Automating the Path from Raw Data to Analysis
Updated: Nov 7, 2019
by: Emily Goldhammer
“The goal is to turn data into information, and information into insight” – Carly Fiorina, former executive, president, and chair of Hewlett-Packard Co.
Effective data management is part of a holistic solution to leverage the power of analytics to drive better, more timely, and proactive decisions. Developing data infrastructure (such as relational databases) and processes (such as data extraction templates) enables efficient manipulation of data for future analysis and model development.
Raw Data → Database → Modeling
Creating data infrastructure & processes focuses on efficiency, which means minimizing the amount of manual extraction required. This also has a proactive focus, which emphasizes the need to understand the multidimensional capabilities of data management.
Various validation steps ensure that data limitations are known and data integrity is respected (think – how does this data connect to an authoritative or primary source? Can the scope of this data source be mapped to other sources?).
I. Raw Data:
The process for managing a Raw Data source includes the following:
Collection → Assessment → Extraction → Validation
Collection: Collect raw data values in primary source files.
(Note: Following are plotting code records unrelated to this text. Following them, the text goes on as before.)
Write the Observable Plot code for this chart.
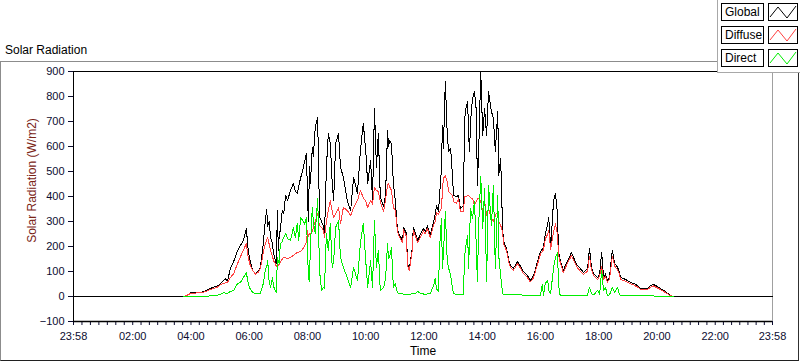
<!DOCTYPE html>
<html>
<head>
<meta charset="utf-8">
<script src="https://cdn.jsdelivr.net/npm/d3@7"></script>
<script src="https://cdn.jsdelivr.net/npm/@observablehq/plot@0.6"></script>
<style>
  body { margin: 0; background: #fff; }
  #root { position: relative; width: 800px; height: 361px; overflow: hidden; font-family: "Liberation Sans", Arial, sans-serif; }
  #title { position: absolute; left: 5px; top: 43px; font-size: 12px; color: #000; white-space: nowrap; }
  #chart { position: absolute; left: 0; top: 61px; }
  #frame { position: absolute; left: 0; top: 61px; width: 799px; height: 300px; box-sizing: border-box;
           border-top: 1px solid #8c8c8c; border-left: 1px solid #8c8c8c; border-right: 1px solid #303030; border-bottom: 1px solid #202020; pointer-events: none; }
  #legend { position: absolute; left: 717px; top: 0; width: 83px; height: 73px; background: #fff; box-sizing: border-box;
            border-left: 1px solid #a8a8a8; border-bottom: 1px solid #a8a8a8; }
  .lab { position: absolute; left: 3px; width: 43px; height: 18px; box-sizing: border-box; border: 1px solid #000;
         font-size: 12px; line-height: 16px; padding-left: 3px; color: #000; white-space: nowrap; }
  .sw { position: absolute; left: 50px; width: 30px; height: 18px; box-sizing: border-box; border: 1px solid #000; }
</style>
</head>
<body>
<div id="root">
  <div id="title">Solar Radiation</div>
  <div id="chart"></div>
  <div id="frame"></div>
  <div id="legend"></div>
</div>
<script>
// ---- tick labels ----
const timeTickLabels = ["23:58","02:00","04:00","06:00","08:00","10:00","12:00","14:00","16:00","18:00","20:00","22:00","23:58"];
const yTickValues = [-100, 0, 100, 200, 300, 400, 500, 600, 700, 800, 900];
const minorPerMajor = 7;

// ---- legend ----
const seriesNames = ["Global", "Diffuse", "Direct"];
const seriesColors = ["#000000", "#ff4040", "#00ee00"];

// ---- data: [minutes since midnight, W/m2] ----
const globalRad = [[-2,0],[225,0],[232,6],[239,14],[250,16],[260,17],[270,22],[278,30],[286,37],[295,42],[301,52],[307,64],[311,72],[315,60],[321,110],[328,140],[336,184],[342,205],[348,224],[354,272],[358,184],[362,140],[367,104],[373,92],[378,100],[383,116],[389,212],[393,300],[396,348],[398,280],[401,300],[404,236],[408,210],[410,172],[414,144],[416,130],[418,344],[420,184],[422,250],[424,264],[428,344],[431,330],[435,404],[439,384],[445,424],[451,452],[455,420],[459,412],[462,440],[466,476],[470,500],[474,540],[478,572],[480,397],[482,300],[484,520],[486,450],[490,597],[492,560],[496,677],[501,717],[503,500],[505,317],[509,300],[513,280],[515,236],[519,517],[523,652],[527,612],[531,452],[534,384],[538,612],[544,652],[548,517],[554,477],[562,384],[569,344],[575,477],[583,412],[589,584],[595,692],[600,584],[604,452],[610,544],[614,384],[618,752],[622,517],[626,652],[630,400],[637,360],[641,412],[645,664],[647,600],[649,624],[653,612],[657,452],[661,384],[665,276],[668,252],[676,224],[678,276],[684,252],[686,132],[690,112],[696,196],[698,276],[703,250],[707,224],[713,250],[719,272],[723,260],[727,284],[733,244],[740,300],[743,330],[746,364],[750,340],[752,400],[756,512],[758,684],[760,592],[764,860],[768,644],[771,580],[775,592],[779,472],[781,404],[787,400],[791,404],[795,352],[801,364],[804,712],[806,750],[810,780],[812,640],[814,580],[816,700],[820,792],[824,820],[828,740],[830,444],[833,600],[837,900],[841,644],[845,752],[849,644],[853,820],[859,740],[863,712],[867,580],[872,740],[874,484],[878,552],[882,272],[884,220],[890,192],[894,152],[898,124],[904,112],[913,140],[919,120],[925,100],[933,84],[939,64],[946,84],[954,140],[960,180],[964,190],[966,196],[970,250],[975,292],[977,316],[981,196],[987,384],[991,412],[995,332],[997,184],[999,160],[1001,144],[1007,104],[1016,144],[1024,176],[1028,156],[1036,124],[1042,112],[1049,96],[1057,112],[1061,192],[1065,116],[1069,92],[1078,76],[1082,92],[1086,176],[1090,76],[1094,90],[1098,64],[1102,76],[1108,184],[1113,132],[1119,116],[1122,100],[1125,76],[1131,72],[1139,64],[1146,56],[1152,52],[1160,44],[1166,32],[1172,32],[1181,32],[1187,44],[1193,48],[1201,40],[1207,32],[1214,24],[1222,12],[1228,4],[1234,0],[1438,0]];

const diffuseRad = [[225,0],[232,5],[239,12],[250,14],[260,15],[270,20],[278,26],[286,32],[295,38],[301,48],[307,52],[311,54],[315,56],[321,75],[328,92],[336,132],[342,160],[348,184],[354,212],[358,156],[362,125],[367,104],[373,90],[378,96],[383,112],[389,176],[393,210],[396,225],[398,236],[401,210],[404,184],[408,160],[410,144],[414,130],[416,120],[418,116],[420,125],[422,130],[424,136],[428,150],[431,156],[435,155],[439,152],[445,156],[451,164],[455,170],[459,176],[462,178],[466,180],[470,190],[474,200],[478,220],[480,264],[482,240],[484,250],[486,252],[490,260],[492,276],[496,300],[501,332],[503,300],[505,285],[509,276],[513,264],[515,236],[519,300],[523,344],[527,384],[531,340],[534,316],[538,330],[544,356],[548,292],[554,356],[562,344],[569,324],[575,356],[583,384],[589,424],[595,396],[600,380],[604,356],[610,384],[614,370],[618,436],[622,424],[626,420],[630,380],[637,340],[641,390],[645,444],[647,452],[649,440],[653,424],[657,356],[661,344],[665,268],[668,244],[676,214],[678,266],[684,240],[686,124],[690,104],[696,186],[698,264],[703,240],[707,214],[713,238],[719,262],[723,250],[727,272],[733,234],[740,288],[743,300],[746,336],[750,328],[752,340],[756,352],[758,420],[760,472],[764,484],[768,460],[771,420],[775,410],[779,404],[781,380],[787,372],[791,392],[795,340],[801,340],[804,400],[806,400],[810,404],[812,404],[814,400],[816,395],[820,392],[824,364],[828,380],[830,392],[833,390],[837,380],[841,340],[845,380],[849,324],[853,352],[859,312],[863,300],[867,324],[872,340],[874,300],[878,284],[882,260],[884,210],[890,184],[894,144],[898,116],[904,104],[913,132],[919,112],[925,92],[933,76],[939,58],[946,76],[954,130],[960,170],[964,180],[966,186],[970,230],[975,250],[977,264],[981,188],[987,260],[991,290],[995,250],[997,170],[999,150],[1001,134],[1007,96],[1016,134],[1024,164],[1028,146],[1036,114],[1042,102],[1049,88],[1057,102],[1061,160],[1065,108],[1069,84],[1078,68],[1082,82],[1086,120],[1090,68],[1094,78],[1098,58],[1102,68],[1108,160],[1113,122],[1119,106],[1122,92],[1125,68],[1131,64],[1139,58],[1146,50],[1152,46],[1160,38],[1166,28],[1172,28],[1181,28],[1187,38],[1193,42],[1201,34],[1207,28],[1214,20],[1222,10],[1228,3],[1234,0]];

const directRad = [[225,0],[239,0],[260,0],[278,2],[286,4],[295,6],[301,8],[307,16],[315,12],[321,20],[328,24],[336,52],[342,56],[348,76],[354,96],[358,52],[362,30],[367,16],[373,12],[383,12],[389,52],[393,104],[396,120],[398,144],[401,60],[404,36],[408,76],[410,40],[414,24],[416,16],[418,156],[420,140],[422,132],[424,212],[428,220],[431,236],[435,252],[439,232],[445,224],[451,276],[455,236],[459,292],[462,224],[466,316],[470,304],[474,290],[478,316],[480,184],[482,76],[484,60],[486,200],[490,356],[492,300],[496,252],[501,392],[503,252],[505,100],[509,24],[513,36],[515,30],[519,252],[523,184],[527,292],[531,116],[534,144],[538,276],[544,304],[548,156],[554,116],[562,76],[569,36],[575,116],[583,64],[589,212],[595,292],[600,144],[604,36],[610,144],[614,36],[618,304],[622,116],[626,184],[630,24],[637,36],[641,76],[645,212],[647,150],[649,156],[653,196],[657,36],[661,52],[665,16],[668,12],[676,10],[686,10],[690,8],[698,12],[703,14],[707,20],[713,12],[719,10],[727,10],[733,12],[740,44],[743,72],[746,30],[750,20],[752,192],[756,312],[758,112],[760,164],[764,340],[768,140],[771,112],[775,84],[779,32],[781,12],[787,8],[801,8],[804,164],[806,200],[810,244],[812,112],[814,250],[816,352],[820,312],[824,380],[828,192],[830,60],[833,300],[837,480],[841,272],[845,432],[849,60],[853,444],[859,284],[863,444],[867,112],[872,404],[874,164],[878,84],[882,12],[884,8],[960,4],[964,50],[966,4],[970,52],[975,64],[977,24],[981,12],[987,116],[991,156],[995,176],[997,64],[999,12],[1001,6],[1057,6],[1061,36],[1065,12],[1069,6],[1078,24],[1082,8],[1086,104],[1090,24],[1094,36],[1098,4],[1102,6],[1108,36],[1113,16],[1119,36],[1122,12],[1125,4],[1193,2],[1222,0],[1234,0]];

// ---- ticks ----
const majorTicks = timeTickLabels.map((s, i) => {
  const [h, m] = s.split(":").map(Number);
  return i === 0 ? h * 60 + m - 1440 : h * 60 + m;
});
const allTicks = [];
for (let i = 0; i < majorTicks.length; i++) {
  allTicks.push(majorTicks[i]);
  if (i < majorTicks.length - 1) {
    const a = majorTicks[i], b = majorTicks[i + 1];
    for (let k = 1; k < minorPerMajor; k++) allTicks.push(a + (b - a) * k / minorPerMajor);
  }
}
const fmt = d => { const i = majorTicks.indexOf(d); return i >= 0 ? timeTickLabels[i] : ""; };

const xDom = [majorTicks[0], majorTicks[majorTicks.length - 1]];
const yDom = [yTickValues[0], yTickValues[yTickValues.length - 1]];

const lineOpts = (color) => ({x: d => d[0], y: d => d[1], stroke: color, strokeWidth: 1, shapeRendering: "crispEdges"});

const chart = Plot.plot({
  width: 800,
  height: 300,
  marginLeft: 73,
  marginRight: 28,
  marginTop: 10,
  marginBottom: 40,
  style: {fontFamily: "'Liberation Sans', Arial, sans-serif", fontSize: "11px", color: "#0c0c30", background: "transparent", overflow: "visible"},
  x: {domain: xDom, ticks: allTicks, tickFormat: fmt, tickSize: 4, tickPadding: 7, label: null},
  y: {domain: yDom, ticks: yTickValues, tickSize: 5, tickPadding: 4, label: null},
  marks: [
    Plot.ruleX([xDom[1]], {stroke: "#a0a0a0"}),
    Plot.line(globalRad, lineOpts(seriesColors[0])),
    Plot.line(diffuseRad, lineOpts(seriesColors[1])),
    Plot.line(directRad, lineOpts(seriesColors[2])),
    Plot.ruleY([yDom[1]], {stroke: "#000"}),
    Plot.ruleY([yDom[0]], {stroke: "#000", strokeWidth: 1.5}),
    Plot.ruleX([xDom[0]], {stroke: "#000"}),
    Plot.text(["Time"], {frameAnchor: "bottom", dy: 33, fontSize: 12, fill: "#000"}),
    Plot.text(["Solar Radiation (W/m2)"], {frameAnchor: "left", textAnchor: "middle", lineAnchor: "middle", dx: -41, dy: -16, rotate: -90, fontSize: 12, fill: "#7a2416"})
  ]
});
document.getElementById("chart").appendChild(chart);

// ---- legend ----
const legend = document.getElementById("legend");
seriesNames.forEach((name, i) => {
  const top = 3 + i * 23;
  const lab = document.createElement("div");
  lab.className = "lab";
  lab.style.top = top + "px";
  lab.textContent = name;
  legend.appendChild(lab);
  const sw = document.createElement("div");
  sw.className = "sw";
  sw.style.top = top + "px";
  sw.innerHTML = `<svg width="28" height="16" style="display:block"><polyline points="1,13 9,3 18,14 27,2" fill="none" stroke="${seriesColors[i]}" stroke-width="1"/></svg>`;
  legend.appendChild(sw);
});
</script>
</body>
</html>
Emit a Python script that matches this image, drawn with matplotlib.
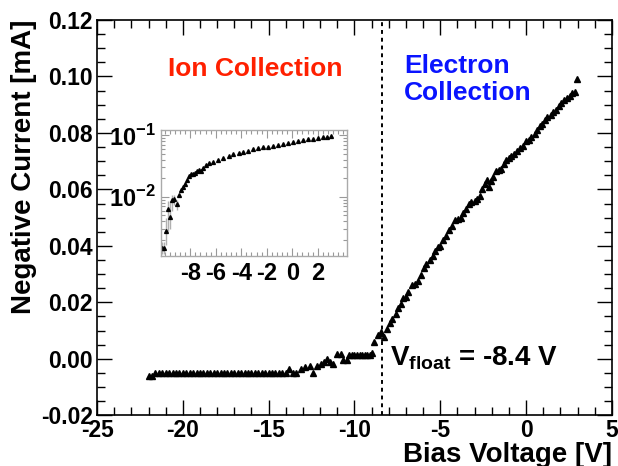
import math

import matplotlib
matplotlib.use("Agg")
import matplotlib.pyplot as plt
from matplotlib.ticker import MultipleLocator, LogLocator, NullFormatter, FixedLocator

plt.rcParams["font.family"] = ["Liberation Sans", "DejaVu Sans"]
plt.rcParams["font.weight"] = "bold"
plt.rcParams["axes.unicode_minus"] = False
plt.rcParams["mathtext.fontset"] = "custom"
plt.rcParams["mathtext.rm"] = "Liberation Sans:bold"
plt.rcParams["mathtext.bf"] = "Liberation Sans:bold"

# main I-V curve: flat ion-saturation part
flat_v = [-22.0, -21.8, -21.6, -21.4, -21.2, -21.0, -20.8, -20.6, -20.4, -20.2,
          -20.0, -19.8, -19.6, -19.4, -19.2, -19.0, -18.8, -18.6, -18.4, -18.2,
          -18.0, -17.8, -17.6, -17.4, -17.2, -17.0, -16.8, -16.6, -16.4, -16.2,
          -16.0, -15.8, -15.6, -15.4, -15.2, -15.0, -14.8, -14.6, -14.4, -14.2,
          -14.0, -13.8, -13.6, -13.4]
flat_i = [-0.006, -0.006] + [-0.005] * 39 + [-0.0035, -0.005, -0.005]

# rising part
rise_v = [-13.1, -12.9, -12.6, -12.4, -12.2, -11.95, -11.8, -11.6, -11.4, -11.25,
          -11.0, -10.8, -10.65, -10.45, -10.3, -10.15, -10.0, -9.85, -9.7, -9.55,
          -9.4, -9.25, -9.1, -8.95, -8.84, -8.65, -8.45, -8.3, -8.1, -7.9,
          -7.8, -7.6, -7.45, -7.3, -7.15, -7.0, -6.85, -6.65, -6.45, -6.3,
          -6.1, -5.95, -5.8, -5.6, -5.45, -5.3, -5.15, -5.0, -4.85, -4.65,
          -4.5, -4.3, -4.15, -3.95, -3.8, -3.65, -3.5, -3.35, -3.2, -3.0,
          -2.85, -2.7, -2.55, -2.4, -2.3, -2.15, -2.05, -1.9, -1.75, -1.6,
          -1.45, -1.3, -1.15, -1.0, -0.85, -0.7, -0.5, -0.35, -0.2, 0.0,
          0.15, 0.3, 0.5, 0.65, 0.8, 0.95, 1.1, 1.25, 1.45, 1.6,
          1.75, 1.9, 2.05, 2.2, 2.4, 2.55, 2.7, 2.85, 2.95]
rise_i = [-0.0035, -0.003, -0.0025, -0.005, -0.0025, -0.002, -0.001, 0.0, -0.001, -0.002,
          0.0018, 0.0018, -0.0006, -0.0006, 0.0015, 0.0015, 0.0015, 0.0015, 0.0015, 0.0015,
          0.0015, 0.0015, 0.0015, 0.002, 0.006, 0.0085, 0.0095, 0.0078, 0.0105, 0.0125,
          0.014, 0.016, 0.018, 0.0195, 0.0215, 0.022, 0.0235, 0.026, 0.0265, 0.0275,
          0.0295, 0.032, 0.0335, 0.035, 0.0365, 0.038, 0.0395, 0.040, 0.042, 0.0435,
          0.0455, 0.047, 0.049, 0.0495, 0.050, 0.0515, 0.053, 0.055, 0.0555, 0.056,
          0.0565, 0.0575, 0.060, 0.062, 0.0635, 0.061, 0.063, 0.0645, 0.0665, 0.067,
          0.0672, 0.069, 0.0705, 0.071, 0.072, 0.0725, 0.0735, 0.0745, 0.0755, 0.077,
          0.0775, 0.0785, 0.0795, 0.081, 0.0825, 0.083, 0.0845, 0.0855, 0.0865, 0.0875,
          0.088, 0.0895, 0.0905, 0.0915, 0.0925, 0.093, 0.094, 0.0945, 0.099]

v_float = -8.4

# inset (log scale, electron current)
ins_v = [-10.21, -10.03, -9.87, -9.74, -9.56, -9.41, -9.25, -9.07, -8.91, -8.75,
         -8.6, -8.44, -8.29, -8.13, -7.95, -7.79, -7.61, -7.45, -7.3, -7.14,
         -6.98, -6.8, -6.5, -6.18, -5.8, -5.4, -5.0, -4.62, -4.2, -3.84,
         -3.45, -3.05, -2.65, -2.27, -1.9, -1.49, -1.1, -0.71, -0.3, 0.07,
         0.45, 0.85, 1.25, 1.63, 2.0, 2.41, 2.75, 3.07]
ins_i = [0.00148, 0.00148, 0.00275, 0.0063, 0.0047, 0.0089, 0.0093, 0.0077, 0.0108, 0.0130,
         0.0147, 0.0160, 0.0188, 0.0218, 0.0233, 0.0235, 0.0241, 0.0265, 0.0272, 0.0265,
         0.0297, 0.0328, 0.0350, 0.0371, 0.0395, 0.0420, 0.0458, 0.0494, 0.0515, 0.0538,
         0.0562, 0.0587, 0.0610, 0.0633, 0.0652, 0.0672, 0.0694, 0.0716, 0.0742, 0.0771,
         0.0800, 0.0831, 0.0850, 0.0872, 0.0893, 0.0916, 0.0945, 0.0975]
ins_err_lo = [0.0003, 0.0003, 0.0011, 0.0035, 0.0017, 0.003, 0.002, 0.0015] + [0.0] * 40
ins_err_hi = [0.0004, 0.0004, 0.0018, 0.0022, 0.0038, 0.002, 0.0015, 0.0012] + [0.0] * 40

fig = plt.figure(figsize=(6.18, 4.66), dpi=100)
ax = fig.add_axes([0.157, 0.109, 0.833, 0.848])

ax.axvline(v_float, color="black", lw=1.4, ls=(0, (2, 2)))
ax.plot(flat_v, flat_i, ls="none", marker="^", ms=4.5, color="black")
ax.plot(rise_v, rise_i, ls="none", marker="^", ms=5, color="black")

ax.set_xlim(-25, 5)
ax.set_ylim(-0.02, 0.12)
ax.xaxis.set_major_locator(MultipleLocator(5))
ax.xaxis.set_minor_locator(MultipleLocator(1))
ax.yaxis.set_major_locator(MultipleLocator(0.02))
ax.yaxis.set_minor_locator(MultipleLocator(0.005))
ax.yaxis.set_major_formatter(plt.FuncFormatter(lambda v, p: f"{v:.2f}"))
ax.xaxis.set_major_formatter(plt.FuncFormatter(lambda v, p: f"{v:.0f}"))
ax.tick_params(which="both", direction="in", top=True, right=True, width=1.0)
ax.tick_params(which="major", length=11, labelsize=16.5, pad=3)
ax.tick_params(which="minor", length=6)
for lab in ax.get_xticklabels() + ax.get_yticklabels():
    lab.set_fontweight("bold")
for s in ax.spines.values():
    s.set_linewidth(1.2)

ax.set_xlabel("Bias Voltage [V]", fontsize=20, fontweight="bold", loc="right", labelpad=0)
ax.set_ylabel("Negative Current [mA]", fontsize=20, fontweight="bold", loc="top", labelpad=3)

ax.text(-15.8, 0.1025, "Ion Collection", color="#ff2000", fontsize=19,
        fontweight="bold", ha="center", va="center")
ax.text(-7.12, 0.0989, "Electron\nCollection", color="#0a14ff", fontsize=19,
        fontweight="bold", ha="left", va="center", linespacing=1.15)
ax.text(-7.9, 0.0002, r"V$_{\mathbf{float}}$ = -8.4 V", color="black", fontsize=20,
        fontweight="bold", ha="left", va="center")

# inset
ins = fig.add_axes([0.2605, 0.4506, 0.301, 0.270])
ins.errorbar(ins_v, ins_i, yerr=[ins_err_lo, ins_err_hi], fmt="none",
             ecolor="#b0b0b0", elinewidth=1.0)
ins.plot(ins_v, ins_i, ls="none", marker="^", ms=2.8, color="black")
ins.set_yscale("log")
ins.set_xlim(-10.3, 4.3)
ins.set_ylim(0.0011, 0.12)
ins.xaxis.set_major_locator(FixedLocator([-8, -6, -4, -2, 0, 2]))
ins.xaxis.set_minor_locator(MultipleLocator(0.4))
ins.yaxis.set_major_locator(LogLocator(base=10, numticks=5))
ins.yaxis.set_minor_locator(LogLocator(base=10, subs=range(2, 10), numticks=20))
ins.yaxis.set_minor_formatter(NullFormatter())
ins.yaxis.set_major_formatter(plt.FuncFormatter(
    lambda v, p: r"10$^{\mathbf{%d}}$" % round(math.log10(v))))
ins.tick_params(which="both", direction="in", top=True, right=True,
                color="#999999", width=0.8)
ins.tick_params(which="major", length=6, labelsize=17, pad=4)
ins.tick_params(which="minor", length=3)
for lab in ins.get_xticklabels() + ins.get_yticklabels():
    lab.set_fontweight("bold")
for s in ins.spines.values():
    s.set_color("#aaaaaa")
    s.set_linewidth(1.0)

fig.savefig("out.png", dpi=100)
Assessment: Assess primary source files for consistent reporting format. Example questions shown below:
What lower level details are reported?
What subtotals are reported?
Extraction: Based on the reporting format, create a template to extract values from the primary source files.
Templates allow for automation of the data extraction process – they can be built to populate dynamically & automatically such that when the template tabs are copied & pasted into new raw data files, they automatically pull and format the necessary data.
Macro free Excel functions allow for consistent reference to primary source tabs and avoid creating links that refer to a specific workbook. Example functions explained below:
Validation: Additional formulas are included in the template to cross check for human error and internal accuracy. Examples explained below:
A combo of INDEX / MATCH & INDIRECT functions can check that the location of rows & columns are consistent in each tab.
A combo of SUMIF & INDIRECT functions can validate that the subtotal of lower level values equals reported total values.
II. Database Development
The steps taken to develop a database are:
Relationship Development → Data Upload → Maintenance
Relationship Development: Establish links between the data sets based on raw data assessment and data set commonalities.
Create tables for main data sets – what sort of data are you looking to compare? Each major data type should have its own table.
Create tables for category details – is there additional information available for the data you have collected? Store the details for each type of data.
Create unique IDs to allow for consistent reference to data that appears more than once. *This step is important if you are using a database platform such as Microsoft Access because you will need to be able to numerically refer to different categories – i.e. if you have collected data about different clothing items, these items may be grouped into categories such as shirts, pants, and shoes. You could creating a unique ID for clothing category: ∙ 1 = shirt ∙ 2 = pants ∙ 3 = shoe
Data Upload: Normalize data extracted from different raw data sources.
Format the data – create tables such that the data is organized with each unique entry in a new row and each column referring to a specific category. Make sure data is formatted to have a consistent number of columns.
Map category names consistently.
Identify unique IDs.
Maintenance: Keep the database up to date and valid.
Ensure accuracy by adding latest values from primary sources.
Enhance database capability through review of possible tools and queries.
III. Analysis & Modeling
Storage of valid and accurate data in one place allows for data pulls (queries) that can feed directly into dynamic analysis and modeling. A query from the database can feed into automated charts and graphs – once the structure for the charts and graphs is developed, updated query data is pasted into one tab. The updated data from this tab flows through to all tabs, enabling efficient analysis and consistent modeling.